─── Data shown

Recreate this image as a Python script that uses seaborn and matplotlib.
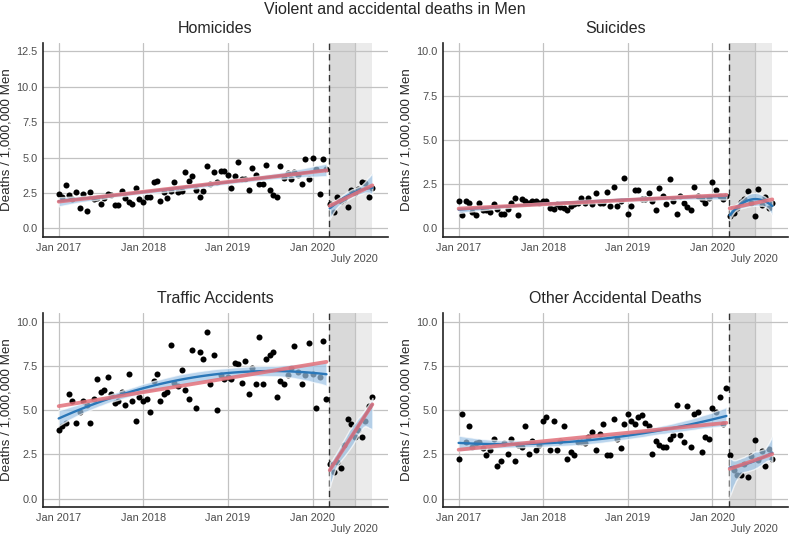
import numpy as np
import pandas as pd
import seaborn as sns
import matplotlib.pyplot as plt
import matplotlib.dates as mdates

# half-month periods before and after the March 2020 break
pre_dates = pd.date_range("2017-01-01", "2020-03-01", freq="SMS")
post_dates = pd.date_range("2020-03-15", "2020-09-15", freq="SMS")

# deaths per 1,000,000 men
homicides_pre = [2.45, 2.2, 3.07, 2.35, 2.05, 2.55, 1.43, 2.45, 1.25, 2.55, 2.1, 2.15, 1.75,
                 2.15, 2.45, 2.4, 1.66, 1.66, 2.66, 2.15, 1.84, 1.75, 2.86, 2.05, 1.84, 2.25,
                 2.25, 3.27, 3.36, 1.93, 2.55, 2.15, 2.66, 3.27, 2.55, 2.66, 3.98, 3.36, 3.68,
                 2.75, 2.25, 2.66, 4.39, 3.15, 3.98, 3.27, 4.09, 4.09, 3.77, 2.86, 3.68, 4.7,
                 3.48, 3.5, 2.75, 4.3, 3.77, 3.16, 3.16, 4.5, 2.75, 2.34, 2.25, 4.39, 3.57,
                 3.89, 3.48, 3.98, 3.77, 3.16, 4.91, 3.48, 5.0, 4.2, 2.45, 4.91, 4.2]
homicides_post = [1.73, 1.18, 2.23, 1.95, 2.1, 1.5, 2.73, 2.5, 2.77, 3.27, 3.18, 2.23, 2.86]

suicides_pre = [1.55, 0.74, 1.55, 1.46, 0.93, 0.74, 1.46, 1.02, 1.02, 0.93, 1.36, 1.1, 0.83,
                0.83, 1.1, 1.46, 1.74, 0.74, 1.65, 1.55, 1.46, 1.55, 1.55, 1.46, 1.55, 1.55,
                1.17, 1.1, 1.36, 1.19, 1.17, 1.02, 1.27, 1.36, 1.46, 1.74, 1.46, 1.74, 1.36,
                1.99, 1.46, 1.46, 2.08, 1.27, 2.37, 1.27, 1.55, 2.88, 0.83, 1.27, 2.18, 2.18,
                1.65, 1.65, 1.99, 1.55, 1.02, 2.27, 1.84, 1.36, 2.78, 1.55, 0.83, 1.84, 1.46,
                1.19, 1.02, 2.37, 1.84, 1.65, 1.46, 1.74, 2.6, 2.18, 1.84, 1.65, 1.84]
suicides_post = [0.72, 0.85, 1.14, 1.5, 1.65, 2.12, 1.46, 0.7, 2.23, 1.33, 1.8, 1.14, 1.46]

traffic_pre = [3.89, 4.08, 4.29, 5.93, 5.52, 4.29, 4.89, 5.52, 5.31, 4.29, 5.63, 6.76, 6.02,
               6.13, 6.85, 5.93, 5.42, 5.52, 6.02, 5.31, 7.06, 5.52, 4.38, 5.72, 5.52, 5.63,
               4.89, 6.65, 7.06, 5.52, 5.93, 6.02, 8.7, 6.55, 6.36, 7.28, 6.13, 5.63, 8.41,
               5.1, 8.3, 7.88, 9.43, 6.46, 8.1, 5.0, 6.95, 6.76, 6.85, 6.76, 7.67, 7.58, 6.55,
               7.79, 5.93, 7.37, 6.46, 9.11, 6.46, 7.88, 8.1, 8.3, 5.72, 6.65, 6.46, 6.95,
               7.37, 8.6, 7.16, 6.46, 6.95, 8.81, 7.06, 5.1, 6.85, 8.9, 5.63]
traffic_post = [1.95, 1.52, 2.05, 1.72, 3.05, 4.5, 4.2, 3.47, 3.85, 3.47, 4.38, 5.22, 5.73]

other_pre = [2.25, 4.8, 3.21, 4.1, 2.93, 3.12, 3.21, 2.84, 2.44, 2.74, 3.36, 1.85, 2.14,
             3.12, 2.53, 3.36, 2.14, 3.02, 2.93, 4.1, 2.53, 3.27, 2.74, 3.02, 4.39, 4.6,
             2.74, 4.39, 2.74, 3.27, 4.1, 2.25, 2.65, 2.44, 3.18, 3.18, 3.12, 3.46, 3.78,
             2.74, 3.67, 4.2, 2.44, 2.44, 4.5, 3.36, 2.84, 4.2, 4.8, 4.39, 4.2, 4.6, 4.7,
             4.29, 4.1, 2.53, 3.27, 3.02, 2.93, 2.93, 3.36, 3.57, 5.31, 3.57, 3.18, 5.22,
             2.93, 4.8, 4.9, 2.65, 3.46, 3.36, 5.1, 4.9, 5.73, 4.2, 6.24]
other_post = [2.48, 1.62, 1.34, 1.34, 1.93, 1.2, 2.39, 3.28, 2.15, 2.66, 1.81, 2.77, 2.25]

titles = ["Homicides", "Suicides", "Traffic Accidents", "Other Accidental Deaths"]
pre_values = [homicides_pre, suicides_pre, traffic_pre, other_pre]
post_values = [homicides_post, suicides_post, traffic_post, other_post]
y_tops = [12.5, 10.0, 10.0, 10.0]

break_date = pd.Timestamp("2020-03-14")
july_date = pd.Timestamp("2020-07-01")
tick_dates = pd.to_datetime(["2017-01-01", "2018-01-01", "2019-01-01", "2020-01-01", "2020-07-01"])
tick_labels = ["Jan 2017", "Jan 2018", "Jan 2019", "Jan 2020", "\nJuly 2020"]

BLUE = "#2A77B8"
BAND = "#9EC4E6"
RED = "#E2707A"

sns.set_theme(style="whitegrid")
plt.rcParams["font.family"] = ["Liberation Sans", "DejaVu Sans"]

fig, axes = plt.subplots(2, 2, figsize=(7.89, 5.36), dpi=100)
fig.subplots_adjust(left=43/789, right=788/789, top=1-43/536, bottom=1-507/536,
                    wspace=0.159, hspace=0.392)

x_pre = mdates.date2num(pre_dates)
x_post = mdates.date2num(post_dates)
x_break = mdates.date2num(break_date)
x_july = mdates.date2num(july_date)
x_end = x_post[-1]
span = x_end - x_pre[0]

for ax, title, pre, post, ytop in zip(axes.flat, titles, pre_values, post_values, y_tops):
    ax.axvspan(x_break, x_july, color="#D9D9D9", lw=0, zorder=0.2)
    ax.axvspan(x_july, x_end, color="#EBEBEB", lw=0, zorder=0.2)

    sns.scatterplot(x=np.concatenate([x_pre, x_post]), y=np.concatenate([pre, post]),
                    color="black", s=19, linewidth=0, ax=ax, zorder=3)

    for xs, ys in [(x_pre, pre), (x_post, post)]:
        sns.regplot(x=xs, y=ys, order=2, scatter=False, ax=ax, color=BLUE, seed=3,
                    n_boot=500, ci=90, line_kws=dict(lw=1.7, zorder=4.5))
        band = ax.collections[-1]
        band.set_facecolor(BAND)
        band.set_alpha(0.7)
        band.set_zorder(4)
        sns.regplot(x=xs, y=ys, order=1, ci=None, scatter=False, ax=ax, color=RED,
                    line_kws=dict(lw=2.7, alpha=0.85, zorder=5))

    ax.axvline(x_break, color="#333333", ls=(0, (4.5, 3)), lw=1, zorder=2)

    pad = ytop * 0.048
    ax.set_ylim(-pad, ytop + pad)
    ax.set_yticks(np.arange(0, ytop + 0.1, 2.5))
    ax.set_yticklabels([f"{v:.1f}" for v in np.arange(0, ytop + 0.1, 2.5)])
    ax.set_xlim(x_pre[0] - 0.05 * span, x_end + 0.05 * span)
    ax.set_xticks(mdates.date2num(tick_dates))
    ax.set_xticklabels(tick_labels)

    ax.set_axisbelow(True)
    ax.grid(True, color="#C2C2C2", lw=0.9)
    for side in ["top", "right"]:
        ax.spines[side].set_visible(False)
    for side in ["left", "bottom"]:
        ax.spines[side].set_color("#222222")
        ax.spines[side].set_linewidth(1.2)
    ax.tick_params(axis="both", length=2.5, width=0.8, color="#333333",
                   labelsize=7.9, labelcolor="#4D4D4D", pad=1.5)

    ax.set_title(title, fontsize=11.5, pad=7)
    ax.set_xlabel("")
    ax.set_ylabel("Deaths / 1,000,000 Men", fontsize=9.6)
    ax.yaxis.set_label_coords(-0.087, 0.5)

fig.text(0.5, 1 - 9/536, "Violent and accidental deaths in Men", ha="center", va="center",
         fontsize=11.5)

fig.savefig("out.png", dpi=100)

──────

* **What the exercise asks**
Return only the lines from the start of the data through the line that contains "3.18, 2.23, 2.86]", please, copying them exactly and omitting all pictures.

* **Finished answer**
Recreate this image as a Python script that uses seaborn and matplotlib.
import numpy as np
import pandas as pd
import seaborn as sns
import matplotlib.pyplot as plt
import matplotlib.dates as mdates

# half-month periods before and after the March 2020 break
pre_dates = pd.date_range("2017-01-01", "2020-03-01", freq="SMS")
post_dates = pd.date_range("2020-03-15", "2020-09-15", freq="SMS")

# deaths per 1,000,000 men
homicides_pre = [2.45, 2.2, 3.07, 2.35, 2.05, 2.55, 1.43, 2.45, 1.25, 2.55, 2.1, 2.15, 1.75,
                 2.15, 2.45, 2.4, 1.66, 1.66, 2.66, 2.15, 1.84, 1.75, 2.86, 2.05, 1.84, 2.25,
                 2.25, 3.27, 3.36, 1.93, 2.55, 2.15, 2.66, 3.27, 2.55, 2.66, 3.98, 3.36, 3.68,
                 2.75, 2.25, 2.66, 4.39, 3.15, 3.98, 3.27, 4.09, 4.09, 3.77, 2.86, 3.68, 4.7,
                 3.48, 3.5, 2.75, 4.3, 3.77, 3.16, 3.16, 4.5, 2.75, 2.34, 2.25, 4.39, 3.57,
                 3.89, 3.48, 3.98, 3.77, 3.16, 4.91, 3.48, 5.0, 4.2, 2.45, 4.91, 4.2]
homicides_post = [1.73, 1.18, 2.23, 1.95, 2.1, 1.5, 2.73, 2.5, 2.77, 3.27, 3.18, 2.23, 2.86]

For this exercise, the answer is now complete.